## COLLECTED MATERIAL
## BEGIN

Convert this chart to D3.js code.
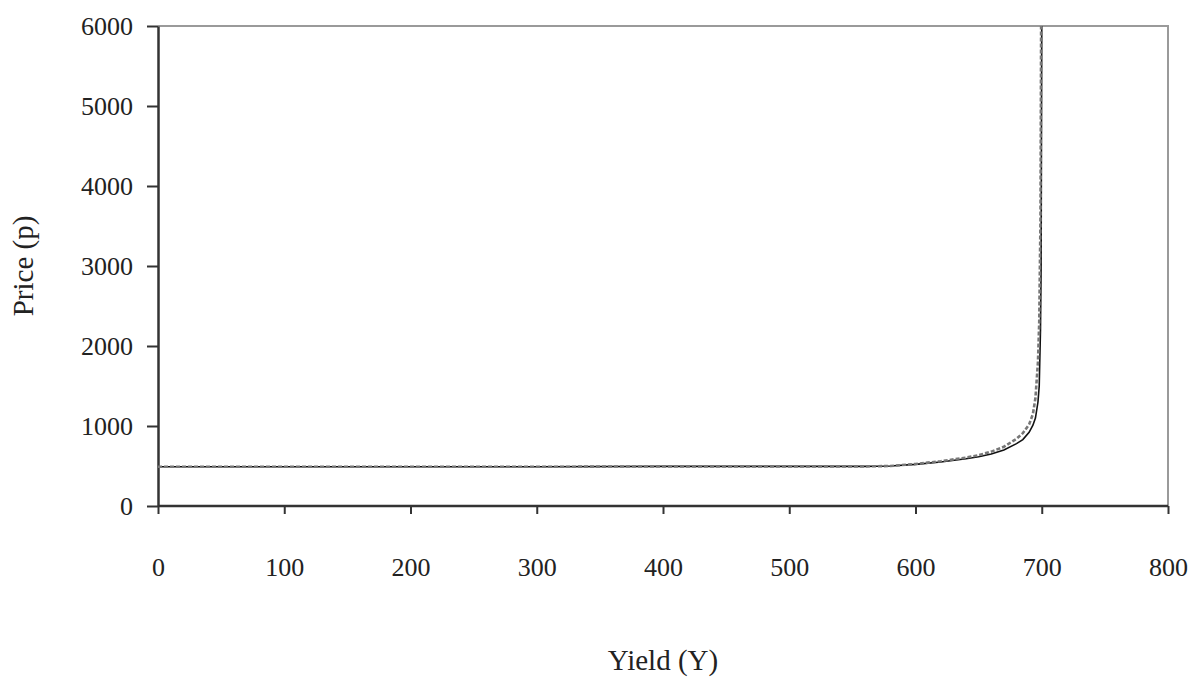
<!DOCTYPE html>
<html>
<head>
<meta charset="utf-8">
<script src="https://cdn.jsdelivr.net/npm/d3@7"></script>
<style>
  body { margin: 0; background: #fff; }
  text { font-family: "Liberation Serif", "DejaVu Serif", serif; fill: #222; }
</style>
</head>
<body>
<script>
// yield values (Y) and prices (p)
const yieldSolid = [0, 100, 200, 300, 400, 500, 560, 580, 600, 620, 640, 650, 660, 670, 680, 685, 690, 693, 695, 697, 698, 699, 699.5, 700];
const priceSolid = [490, 490, 490, 490, 495, 495, 495, 500, 520, 550, 590, 615, 650, 700, 780, 830, 920, 1010, 1100, 1300, 1500, 2200, 3000, 6000];

const yieldDashed = [0, 100, 200, 300, 400, 500, 560, 580, 600, 620, 640, 650, 660, 670, 680, 685, 690, 693, 695, 697, 698, 699, 699.5];
const priceDashed = [490, 490, 490, 490, 495, 495, 495, 500, 525, 560, 605, 635, 680, 740, 840, 910, 1020, 1150, 1350, 1800, 2300, 3600, 6000];

const xTicks = [0, 100, 200, 300, 400, 500, 600, 700, 800];
const yTicks = [0, 1000, 2000, 3000, 4000, 5000, 6000];

const W = 1200, H = 677;
const plotLeft = 158, plotRight = 1168, plotTop = 26, plotBottom = 506;

const svg = d3.select("body").append("svg")
    .attr("width", W)
    .attr("height", H)

const x = d3.scaleLinear().domain([0, 800]).range([plotLeft, plotRight]);
const y = d3.scaleLinear().domain([0, 6000]).range([plotBottom, plotTop]);

// top and right frame, light grey
svg.append("path")
    .attr("d", `M${plotLeft},${plotTop}H${plotRight}V${plotBottom}`)
    .attr("fill", "none")
    .attr("stroke", "#9a9a9a")
    .attr("stroke-width", 2)

const xAxis = svg.append("g")
    .attr("transform", `translate(0,${plotBottom})`)
    .call(d3.axisBottom(x).tickValues(xTicks).tickFormat(d3.format("d")).tickSize(8).tickPadding(44).tickSizeOuter(0))
const yAxis = svg.append("g")
    .attr("transform", `translate(${plotLeft},0)`)
    .call(d3.axisLeft(y).tickValues(yTicks).tickFormat(d3.format("d")).tickSize(11).tickPadding(14).tickSizeOuter(0))

;[xAxis, yAxis].forEach(function(a){
    a.select(".domain").attr("stroke", "#333").attr("stroke-width", 2.5)
    a.selectAll(".tick line").attr("stroke", "#333").attr("stroke-width", 2)
    a.selectAll(".tick text")
        .attr("font-family", '"Liberation Serif", serif')
        .attr("font-size", 26)
        .attr("fill", "#2a2a2a")
})
xAxis.select(".domain").attr("d", `M${plotLeft},0H${plotRight}`)

const line = d3.line()
    .x(d => x(d[0]))
    .y(d => y(d[1]))

const solid = yieldSolid.map((v, i) => [v, priceSolid[i]]);
const dashed = yieldDashed.map((v, i) => [v, priceDashed[i]]);

svg.append("path")
    .datum(solid)
    .attr("d", line)
    .attr("fill", "none")
    .attr("stroke", "#111")
    .attr("stroke-width", 1.6)

svg.append("path")
    .datum(dashed)
    .attr("d", line)
    .attr("fill", "none")
    .attr("stroke", "#777")
    .attr("stroke-width", 2.6)
    .attr("stroke-dasharray", "4,2")

// axis titles
svg.append("text")
    .text("Yield (Y)")
    .attr("x", (plotLeft + plotRight) / 2)
    .attr("y", 670)
    .attr("text-anchor", "middle")
    .attr("font-size", 29)

svg.append("text")
    .text("Price (p)")
    .attr("transform", `translate(33,${(plotTop + plotBottom) / 2}) rotate(-90)`)
    .attr("text-anchor", "middle")
    .attr("font-size", 29)
</script>
</body>
</html>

## END

## STATED PROBLEM
Take the data above and repeat it exactly, leaving each picture out.

## RESPONSE TO THIS EXERCISE
Convert this chart to D3.js code.
<!DOCTYPE html>
<html>
<head>
<meta charset="utf-8">
<script src="https://cdn.jsdelivr.net/npm/d3@7"></script>
<style>
  body { margin: 0; background: #fff; }
  text { font-family: "Liberation Serif", "DejaVu Serif", serif; fill: #222; }
</style>
</head>
<body>
<script>
// yield values (Y) and prices (p)
const yieldSolid = [0, 100, 200, 300, 400, 500, 560, 580, 600, 620, 640, 650, 660, 670, 680, 685, 690, 693, 695, 697, 698, 699, 699.5, 700];
const priceSolid = [490, 490, 490, 490, 495, 495, 495, 500, 520, 550, 590, 615, 650, 700, 780, 830, 920, 1010, 1100, 1300, 1500, 2200, 3000, 6000];

const yieldDashed = [0, 100, 200, 300, 400, 500, 560, 580, 600, 620, 640, 650, 660, 670, 680, 685, 690, 693, 695, 697, 698, 699, 699.5];
const priceDashed = [490, 490, 490, 490, 495, 495, 495, 500, 525, 560, 605, 635, 680, 740, 840, 910, 1020, 1150, 1350, 1800, 2300, 3600, 6000];

const xTicks = [0, 100, 200, 300, 400, 500, 600, 700, 800];
const yTicks = [0, 1000, 2000, 3000, 4000, 5000, 6000];

const W = 1200, H = 677;
const plotLeft = 158, plotRight = 1168, plotTop = 26, plotBottom = 506;

const svg = d3.select("body").append("svg")
    .attr("width", W)
    .attr("height", H)

const x = d3.scaleLinear().domain([0, 800]).range([plotLeft, plotRight]);
const y = d3.scaleLinear().domain([0, 6000]).range([plotBottom, plotTop]);

// top and right frame, light grey
svg.append("path")
    .attr("d", `M${plotLeft},${plotTop}H${plotRight}V${plotBottom}`)
    .attr("fill", "none")
    .attr("stroke", "#9a9a9a")
    .attr("stroke-width", 2)

const xAxis = svg.append("g")
    .attr("transform", `translate(0,${plotBottom})`)
    .call(d3.axisBottom(x).tickValues(xTicks).tickFormat(d3.format("d")).tickSize(8).tickPadding(44).tickSizeOuter(0))
const yAxis = svg.append("g")
    .attr("transform", `translate(${plotLeft},0)`)
    .call(d3.axisLeft(y).tickValues(yTicks).tickFormat(d3.format("d")).tickSize(11).tickPadding(14).tickSizeOuter(0))

;[xAxis, yAxis].forEach(function(a){
    a.select(".domain").attr("stroke", "#333").attr("stroke-width", 2.5)
    a.selectAll(".tick line").attr("stroke", "#333").attr("stroke-width", 2)
    a.selectAll(".tick text")
        .attr("font-family", '"Liberation Serif", serif')
        .attr("font-size", 26)
        .attr("fill", "#2a2a2a")
})
xAxis.select(".domain").attr("d", `M${plotLeft},0H${plotRight}`)

const line = d3.line()
    .x(d => x(d[0]))
    .y(d => y(d[1]))

const solid = yieldSolid.map((v, i) => [v, priceSolid[i]]);
const dashed = yieldDashed.map((v, i) => [v, priceDashed[i]]);

svg.append("path")
    .datum(solid)
    .attr("d", line)
    .attr("fill", "none")
    .attr("stroke", "#111")
    .attr("stroke-width", 1.6)

svg.append("path")
    .datum(dashed)
    .attr("d", line)
    .attr("fill", "none")
    .attr("stroke", "#777")
    .attr("stroke-width", 2.6)
    .attr("stroke-dasharray", "4,2")

// axis titles
svg.append("text")
    .text("Yield (Y)")
    .attr("x", (plotLeft + plotRight) / 2)
    .attr("y", 670)
    .attr("text-anchor", "middle")
    .attr("font-size", 29)

svg.append("text")
    .text("Price (p)")
    .attr("transform", `translate(33,${(plotTop + plotBottom) / 2}) rotate(-90)`)
    .attr("text-anchor", "middle")
    .attr("font-size", 29)
</script>
</body>
</html>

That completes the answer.